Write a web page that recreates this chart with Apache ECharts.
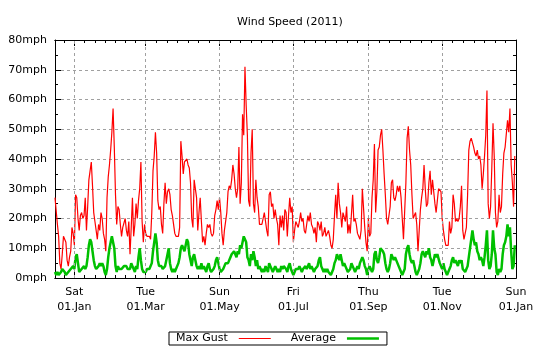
<!DOCTYPE html>
<html>
<head>
<meta charset="utf-8">
<script src="https://cdn.jsdelivr.net/npm/echarts@6/dist/echarts.min.js"></script>
<style>
  html, body { margin: 0; padding: 0; background: #ffffff; }
  #chart { width: 540px; height: 350px; }
</style>
</head>
<body>
<div id="chart"></div>
<script>
// Daily readings, first value is 16 Dec 2010, last is 31 Dec 2011
const firstDay = '2010-12-16';

// Highest gust of each day (mph)
const maxGust = [
  // Dec 2010 (16th onwards)
  27, 27, 18, 14, 5, 3, 8, 14, 14, 12, 6, 4, 7, 9, 17, 15,
  // Jan - Feb
  11, 28, 27, 20, 16, 21, 22, 20, 21, 27, 16, 24, 33, 36, 39, 31, 22, 19, 16, 13,
  18, 16, 22, 20, 15, 13, 9, 27, 34, 38, 43, 49, 57, 44, 28, 18, 24, 23, 18, 14,
  17, 17, 20, 16, 14, 19, 8, 17, 27,
  14, 18, 25, 20, 26, 30, 39, 19, 12, 18,
  // Mar - Apr
  15, 14, 14, 14, 13, 22, 36, 41, 49, 42, 26, 23, 24, 18, 15, 25, 32, 25, 29, 30,
  28, 23, 21, 18, 15, 14, 14, 14, 17, 46, 41, 35, 39, 39, 40, 38, 37, 32, 20, 17,
  33, 33, 27, 16, 22, 27, 19, 12, 14, 11, 15, 18, 17,
  // May - Jun
  18, 15, 14, 15, 21, 23, 26, 23, 27, 22, 15, 11, 16, 16, 22, 29, 31, 30, 33, 38,
  35, 30, 27, 30, 44, 25, 32, 55, 48, 71, 58, 48, 26, 24, 42, 50, 25, 22, 33, 27,
  24, 18, 18, 18, 20, 22, 19, 16, 14, 28, 29, 24, 25, 20, 23, 20, 18, 11, 21, 17,
  21, 16, 23,
  // Jul - Aug
  22, 14, 21, 27, 22, 24, 12, 16, 19, 19, 17, 19, 22, 19, 20, 16, 15, 15, 21, 19,
  22, 18, 17, 15, 17, 12, 19, 18, 16, 19, 14, 15, 17, 14, 15, 16, 14, 11, 10, 13,
  21, 28, 20, 32, 25, 22, 17, 22, 22, 19, 24, 15, 18, 15, 15, 28, 19, 20, 18, 15,
  14, 13, 16, 30,
  // Sep - Oct
  30, 17, 12, 9, 20, 14, 15, 27, 33, 45, 22, 29, 43, 44, 48, 50, 43, 35, 28, 20,
  18, 18, 24, 32, 33, 27, 26, 28, 31, 29, 31, 27, 20, 13, 13, 32, 47, 51, 43, 38,
  28, 20, 20, 22, 18, 9, 16, 23, 27, 30, 38, 30, 24, 25, 32, 36, 28, 33, 29, 25,
  22, 26, 30,
  // Nov - Dec
  30, 29, 20, 16, 13, 11, 11, 11, 19, 15, 17, 28, 25, 19, 20, 19, 20, 24, 31, 16,
  13, 15, 17, 28, 43, 46, 47, 47, 44, 42, 41, 43, 40, 41, 38, 30, 35, 41, 48, 63,
  25, 20, 24, 37, 52, 41, 22, 17, 19, 28, 22, 24, 35, 42, 44, 44, 53, 49, 57, 38,
  32, 24, 41
];

// Mean wind speed of each day (mph)
const average = [
  // Dec 2010 (16th onwards)
  2, 1, 2, 1, 0.5, 2, 3, 3, 2, 1, 1, 2, 2, 3, 3, 4,
  // Jan - Feb
  3, 7, 8, 5, 2, 2, 3, 3, 4, 3, 4, 7, 11, 13, 12, 9, 6, 4, 3, 3,
  4, 5, 4, 5, 4, 2, 1, 3, 7, 10, 12, 14, 14, 10, 4, 2, 4, 3, 3, 3,
  3, 4, 4, 4, 3, 3, 3, 5, 4,
  3, 2, 4, 3, 7, 10, 6, 3, 2, 2,
  // Mar - Apr
  2, 3, 3, 3, 3, 5, 9, 12, 15, 12, 6, 4, 4, 4, 3, 3, 4, 6, 8, 10,
  5, 3, 2, 3, 2, 3, 3, 5, 7, 10, 11, 11, 9, 11, 13, 12, 8, 6, 4, 7,
  8, 6, 4, 3, 4, 3, 5, 3, 4, 3, 2, 4, 5,
  // May - Jun
  3, 2, 2, 3, 4, 6, 7, 5, 3, 2, 2, 3, 4, 5, 5, 5, 6, 7, 8, 8,
  9, 8, 7, 9, 8, 11, 10, 12, 14, 14, 12, 7, 6, 4, 8, 6, 9, 7, 4, 6,
  3, 4, 3, 2, 3, 2, 4, 3, 2, 5, 4, 3, 2, 3, 4, 3, 2, 3, 2, 4,
  3, 4, 4,
  // Jul - Aug
  3, 2, 4, 5, 3, 2, 1, 2, 3, 3, 3, 4, 3, 2, 3, 3, 4, 3, 4, 5,
  3, 4, 3, 2, 3, 3, 4, 6, 7, 4, 3, 2, 3, 2, 3, 2, 1.5, 1, 2, 3,
  5, 6, 8, 7, 6, 8, 6, 4, 5, 4, 3, 2, 2, 3, 5, 4, 3, 2, 3, 4,
  3, 5, 6, 7,
  // Sep - Oct
  6, 4, 3, 1, 3, 4, 3, 2, 3, 8, 9, 6, 5, 7, 10, 10, 9, 8, 5, 3,
  2, 3, 5, 8, 7, 6, 7, 6, 5, 4, 3, 2, 1, 1, 3, 8, 10, 11, 8, 6,
  5, 6, 4, 2, 1, 2, 3, 5, 8, 9, 8, 7, 9, 8, 10, 7, 6, 4, 6, 8,
  7, 8, 8,
  // Nov - Dec
  5, 4, 3, 5, 3, 2, 1, 2, 3, 4, 6, 7, 5, 6, 6, 4, 6, 5, 6, 3,
  3, 2, 3, 4, 7, 10, 13, 16, 13, 11, 12, 9, 8, 6, 7, 6, 4, 7, 11, 16,
  6, 3, 4, 8, 16, 10, 8, 2, 1, 3, 2, 3, 8, 11, 12, 14, 18, 14, 17, 9,
  3, 4, 11
];

// Labelled dates on the time axis and their captions
const tickDates = ['2011-01-01', '2011-03-01', '2011-05-01', '2011-07-01',
                   '2011-09-01', '2011-11-01', '2012-01-01'];
const tickLabels = ['Sat\n01.Jan', 'Tue\n01.Mar', 'Sun\n01.May', 'Fri\n01.Jul',
                    'Thu\n01.Sep', 'Tue\n01.Nov', 'Sun\n01.Jan'];

const seriesNames = ['Max Gust', 'Average'];
const yUnit = 'mph';

const DAY = 86400000;
const FONT = 'DejaVu Sans';
const t0 = Date.parse(firstDay);
const axisMin = t0;
const axisMax = Date.parse(tickDates[tickDates.length - 1]);
const majorTs = tickDates.map(d => Date.parse(d));

// minor ticks: seven steps between labelled dates
const minorTs = [];
for (let i = 0; i < majorTs.length - 1; i++) {
  const step = (majorTs[i + 1] - majorTs[i]) / 7;
  if (i === 0) {
    const before = [];
    for (let t = majorTs[0] - step; t > axisMin; t -= step) before.unshift(t);
    minorTs.push(...before);
  }
  for (let k = 1; k < 7; k++) minorTs.push(majorTs[i] + k * step);
}

const toPairs = arr => arr.map((v, i) => [t0 + i * DAY, v]);

const black = '#000000';
const gridColor = '#a0a0a0';
const gridLine = { show: true, lineStyle: { color: gridColor, width: 1, type: [3, 3] } };

// time runs along a plain numeric axis (milliseconds)
function timeAxis(position, ticks, len, withLabels) {
  return {
    type: 'value', position: position, min: axisMin, max: axisMax, scale: true,
    axisLine: { show: true, onZero: false, lineStyle: { color: black, width: 1 } },
    axisTick: { show: true, inside: true, length: len, customValues: ticks,
                lineStyle: { color: black, width: 1 } },
    axisLabel: withLabels ? {
      show: true, customValues: majorTs, margin: 7, lineHeight: 15,
      fontFamily: FONT, fontSize: 11, color: black, hideOverlap: false,
      showMinLabel: true, showMaxLabel: true,
      formatter: v => tickLabels[majorTs.indexOf(v)] || ''
    } : { show: false },
    splitLine: { show: false }
  };
}
function valueAxis(position, withLabels) {
  return {
    type: 'value', position: position, min: 0, max: 80, interval: 10,
    axisLine: { show: true, onZero: false, lineStyle: { color: black, width: 1 } },
    axisTick: { show: true, inside: true, length: 6, lineStyle: { color: black } },
    minorTick: { show: true, splitNumber: 2, length: 3, lineStyle: { color: black } },
    axisLabel: withLabels ? {
      show: true, margin: 8, fontFamily: FONT, fontSize: 11, color: black,
      formatter: '{value}' + yUnit
    } : { show: false },
    splitLine: withLabels ? gridLine : { show: false }
  };
}

const chart = echarts.init(document.getElementById('chart'), null, { renderer: 'canvas' });
chart.setOption({
  animation: false,
  backgroundColor: '#ffffff',
  title: {
    text: 'Wind Speed (2011)', left: 232, top: 12,
    textStyle: { fontFamily: FONT, fontSize: 11, fontWeight: 'normal', color: black }
  },
  grid: { left: 55, right: 24, top: 40, bottom: 72, containLabel: false },
  xAxis: [
    timeAxis('bottom', majorTs, 6, true),
    timeAxis('bottom', minorTs, 3, false),
    timeAxis('top', majorTs, 6, false),
    timeAxis('top', minorTs, 3, false)
  ],
  yAxis: [valueAxis('left', true), valueAxis('right', false)],
  legend: {
    left: 169, top: 332, orient: 'horizontal', align: 'right',
    padding: [1, 8, 1, 7], itemGap: 20, itemWidth: 32, itemHeight: 12,
    borderColor: black, borderWidth: 1, selectedMode: false,
    textStyle: { fontFamily: FONT, fontSize: 11, color: black, padding: [0, 6, 0, 0] },
    data: [
      { name: seriesNames[0], icon: 'path://M0,0H32V1H0Z', itemStyle: { color: '#ff0000' } },
      { name: seriesNames[1], icon: 'path://M0,0H32V2.5H0Z', itemStyle: { color: '#00c000' } }
    ]
  },
  series: [
    {
      // vertical grid at the labelled dates, kept underneath the data
      name: 'grid', type: 'line', data: [], z: 1, silent: true,
      markLine: {
        silent: true, symbol: 'none', label: { show: false }, animation: false,
        lineStyle: { color: gridColor, width: 1, type: [3, 3] },
        data: majorTs.slice(0, -1).map(t => ({ xAxis: t }))
      }
    },
    {
      name: seriesNames[0], type: 'line', xAxisIndex: 0, yAxisIndex: 0,
      data: toPairs(maxGust), symbol: 'none', showSymbol: false,
      lineStyle: { color: '#ff0000', width: 1.2 }, itemStyle: { color: '#ff0000' },
      z: 2
    },
    {
      name: seriesNames[1], type: 'line', xAxisIndex: 0, yAxisIndex: 0,
      data: toPairs(average), symbol: 'none', showSymbol: false,
      lineStyle: { color: '#00c000', width: 2.5 }, itemStyle: { color: '#00c000' },
      z: 3
    }
  ]
});
</script>
</body>
</html>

## Short task
Extract, word for word, each line from the top of the data down to and including the line with "const firstDay = '2010-12-16';"; skip the pictures.

## Exercise solution
Write a web page that recreates this chart with Apache ECharts.
<!DOCTYPE html>
<html>
<head>
<meta charset="utf-8">
<script src="https://cdn.jsdelivr.net/npm/echarts@6/dist/echarts.min.js"></script>
<style>
  html, body { margin: 0; padding: 0; background: #ffffff; }
  #chart { width: 540px; height: 350px; }
</style>
</head>
<body>
<div id="chart"></div>
<script>
// Daily readings, first value is 16 Dec 2010, last is 31 Dec 2011
const firstDay = '2010-12-16';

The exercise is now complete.